● Exercise requirements
Repeat the material exactly as it appears.

● Given material
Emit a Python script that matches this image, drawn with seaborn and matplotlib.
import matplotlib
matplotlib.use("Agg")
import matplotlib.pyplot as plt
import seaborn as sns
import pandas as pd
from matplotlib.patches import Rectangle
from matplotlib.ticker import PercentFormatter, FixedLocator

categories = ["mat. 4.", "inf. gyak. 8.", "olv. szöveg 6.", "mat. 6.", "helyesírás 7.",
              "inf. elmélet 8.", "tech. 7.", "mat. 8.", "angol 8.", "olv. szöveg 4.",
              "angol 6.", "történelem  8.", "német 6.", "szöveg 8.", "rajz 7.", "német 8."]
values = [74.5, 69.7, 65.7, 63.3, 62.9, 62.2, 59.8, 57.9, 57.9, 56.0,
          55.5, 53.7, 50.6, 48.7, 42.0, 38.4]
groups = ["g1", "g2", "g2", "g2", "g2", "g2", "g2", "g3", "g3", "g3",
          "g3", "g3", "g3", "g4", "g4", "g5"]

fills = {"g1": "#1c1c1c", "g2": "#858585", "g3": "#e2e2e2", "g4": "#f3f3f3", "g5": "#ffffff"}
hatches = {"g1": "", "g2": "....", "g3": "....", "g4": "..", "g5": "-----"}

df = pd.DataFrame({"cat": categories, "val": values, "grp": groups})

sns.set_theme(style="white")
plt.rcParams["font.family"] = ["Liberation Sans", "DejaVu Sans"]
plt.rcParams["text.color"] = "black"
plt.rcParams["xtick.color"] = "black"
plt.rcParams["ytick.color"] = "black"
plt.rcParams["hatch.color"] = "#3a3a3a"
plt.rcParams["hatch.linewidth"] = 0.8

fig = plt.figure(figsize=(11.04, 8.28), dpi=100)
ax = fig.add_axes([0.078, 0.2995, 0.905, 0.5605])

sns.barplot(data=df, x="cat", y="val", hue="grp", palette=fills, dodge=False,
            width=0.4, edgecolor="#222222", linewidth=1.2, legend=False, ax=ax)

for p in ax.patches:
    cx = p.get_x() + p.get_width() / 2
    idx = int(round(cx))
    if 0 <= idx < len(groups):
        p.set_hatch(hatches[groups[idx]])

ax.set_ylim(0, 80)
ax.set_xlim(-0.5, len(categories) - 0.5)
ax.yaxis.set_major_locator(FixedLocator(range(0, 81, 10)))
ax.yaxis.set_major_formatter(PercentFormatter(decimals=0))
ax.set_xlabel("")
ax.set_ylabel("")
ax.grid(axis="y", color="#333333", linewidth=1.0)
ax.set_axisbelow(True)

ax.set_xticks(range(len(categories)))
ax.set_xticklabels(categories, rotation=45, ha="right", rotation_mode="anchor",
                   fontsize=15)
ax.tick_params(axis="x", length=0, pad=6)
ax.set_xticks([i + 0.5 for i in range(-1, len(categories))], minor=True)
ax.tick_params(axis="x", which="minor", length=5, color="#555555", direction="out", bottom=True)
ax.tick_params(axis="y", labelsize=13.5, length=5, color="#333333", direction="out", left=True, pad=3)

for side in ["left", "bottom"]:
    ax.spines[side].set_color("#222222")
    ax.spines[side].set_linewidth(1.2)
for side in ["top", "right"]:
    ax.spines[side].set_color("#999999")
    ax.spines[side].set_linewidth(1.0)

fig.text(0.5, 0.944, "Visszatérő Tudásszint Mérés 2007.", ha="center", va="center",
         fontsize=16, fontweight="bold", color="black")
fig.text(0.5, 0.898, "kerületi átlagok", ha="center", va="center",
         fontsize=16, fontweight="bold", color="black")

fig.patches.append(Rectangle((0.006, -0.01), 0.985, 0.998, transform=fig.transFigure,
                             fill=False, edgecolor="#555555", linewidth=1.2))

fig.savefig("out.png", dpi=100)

● Solution for this task
Emit a Python script that matches this image, drawn with seaborn and matplotlib.
import matplotlib
matplotlib.use("Agg")
import matplotlib.pyplot as plt
import seaborn as sns
import pandas as pd
from matplotlib.patches import Rectangle
from matplotlib.ticker import PercentFormatter, FixedLocator

categories = ["mat. 4.", "inf. gyak. 8.", "olv. szöveg 6.", "mat. 6.", "helyesírás 7.",
              "inf. elmélet 8.", "tech. 7.", "mat. 8.", "angol 8.", "olv. szöveg 4.",
              "angol 6.", "történelem  8.", "német 6.", "szöveg 8.", "rajz 7.", "német 8."]
values = [74.5, 69.7, 65.7, 63.3, 62.9, 62.2, 59.8, 57.9, 57.9, 56.0,
          55.5, 53.7, 50.6, 48.7, 42.0, 38.4]
groups = ["g1", "g2", "g2", "g2", "g2", "g2", "g2", "g3", "g3", "g3",
          "g3", "g3", "g3", "g4", "g4", "g5"]

fills = {"g1": "#1c1c1c", "g2": "#858585", "g3": "#e2e2e2", "g4": "#f3f3f3", "g5": "#ffffff"}
hatches = {"g1": "", "g2": "....", "g3": "....", "g4": "..", "g5": "-----"}

df = pd.DataFrame({"cat": categories, "val": values, "grp": groups})

sns.set_theme(style="white")
plt.rcParams["font.family"] = ["Liberation Sans", "DejaVu Sans"]
plt.rcParams["text.color"] = "black"
plt.rcParams["xtick.color"] = "black"
plt.rcParams["ytick.color"] = "black"
plt.rcParams["hatch.color"] = "#3a3a3a"
plt.rcParams["hatch.linewidth"] = 0.8

fig = plt.figure(figsize=(11.04, 8.28), dpi=100)
ax = fig.add_axes([0.078, 0.2995, 0.905, 0.5605])

sns.barplot(data=df, x="cat", y="val", hue="grp", palette=fills, dodge=False,
            width=0.4, edgecolor="#222222", linewidth=1.2, legend=False, ax=ax)

for p in ax.patches:
    cx = p.get_x() + p.get_width() / 2
    idx = int(round(cx))
    if 0 <= idx < len(groups):
        p.set_hatch(hatches[groups[idx]])

ax.set_ylim(0, 80)
ax.set_xlim(-0.5, len(categories) - 0.5)
ax.yaxis.set_major_locator(FixedLocator(range(0, 81, 10)))
ax.yaxis.set_major_formatter(PercentFormatter(decimals=0))
ax.set_xlabel("")
ax.set_ylabel("")
ax.grid(axis="y", color="#333333", linewidth=1.0)
ax.set_axisbelow(True)

ax.set_xticks(range(len(categories)))
ax.set_xticklabels(categories, rotation=45, ha="right", rotation_mode="anchor",
                   fontsize=15)
ax.tick_params(axis="x", length=0, pad=6)
ax.set_xticks([i + 0.5 for i in range(-1, len(categories))], minor=True)
ax.tick_params(axis="x", which="minor", length=5, color="#555555", direction="out", bottom=True)
ax.tick_params(axis="y", labelsize=13.5, length=5, color="#333333", direction="out", left=True, pad=3)

for side in ["left", "bottom"]:
    ax.spines[side].set_color("#222222")
    ax.spines[side].set_linewidth(1.2)
for side in ["top", "right"]:
    ax.spines[side].set_color("#999999")
    ax.spines[side].set_linewidth(1.0)

fig.text(0.5, 0.944, "Visszatérő Tudásszint Mérés 2007.", ha="center", va="center",
         fontsize=16, fontweight="bold", color="black")
fig.text(0.5, 0.898, "kerületi átlagok", ha="center", va="center",
         fontsize=16, fontweight="bold", color="black")

fig.patches.append(Rectangle((0.006, -0.01), 0.985, 0.998, transform=fig.transFigure,
                             fill=False, edgecolor="#555555", linewidth=1.2))

fig.savefig("out.png", dpi=100)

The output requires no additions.